Through its four centuries of history,  Letran also witnessed the emergence of Manila from Maynilad to Spain’s La Mas Leal Ciudad de Manila, to the Pearl of the Orient Seas to today’s robust center of East Asian economic activity. From its central location in Manila’s business area, it observed the two hundred years of the Galleon Trade, which greatly influenced Philippine commerce and culture.

If only Letran’s walls could talk, what a tale they would tell. Sadly, many of those walls were destroyed by the heavy American bombardment of World War II’s closing days. Manila’s liberation from the Japanese forces left the Letran buildings pockmarked and heavily defaced.

There is no Philippine educational institution that can surpass San Juan de Letran College in terms of illustrious alumni. Aguinaldo, Quezon, and Osmeña once walked the hallways of Letran.

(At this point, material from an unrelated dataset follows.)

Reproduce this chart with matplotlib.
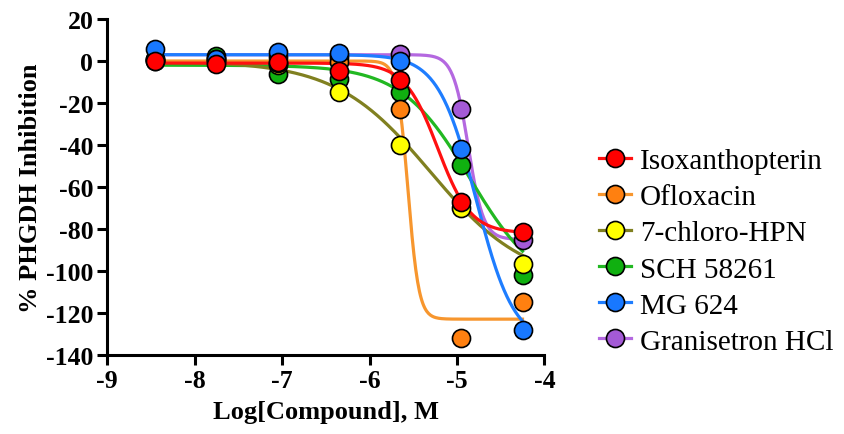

The remark is sometimes heard that of the great male college quartet in the first half of the 20th century—Ateneo, San Beda, De La Salle, and Letran—it is Letran that has made the least strides forward in terms of fame and fortune. If that is true—and the point is arguable—it must be due to the traditional conservatism of the Philippine Dominican Order and of Letran.

Yet, San Juan de Letran College was one of the first educational institutions to recognize the need for academe to gradually move out of Metro Manila. In the 1970s, it established a satellite campus in Calamba, and a few years ago it established a spanky-new facility in Bataan.

As San Juan de Letran College celebrates its quadricentennial anniversary, one cannot help but reflect on the irony and the folly of the claim of the imperialist fringe of the late-nineteenth-century US Congress that the Philippines needed to be civilized by America.

Faithful to its long association with Spain, the battlecry of Letranites, at NCAA games and elsewhere, is still in Spanish : Arriba Letran. To which, as a Letran alumnus, I add, y mas arriba.

Happy 400th birthday, San Juan de Letran College.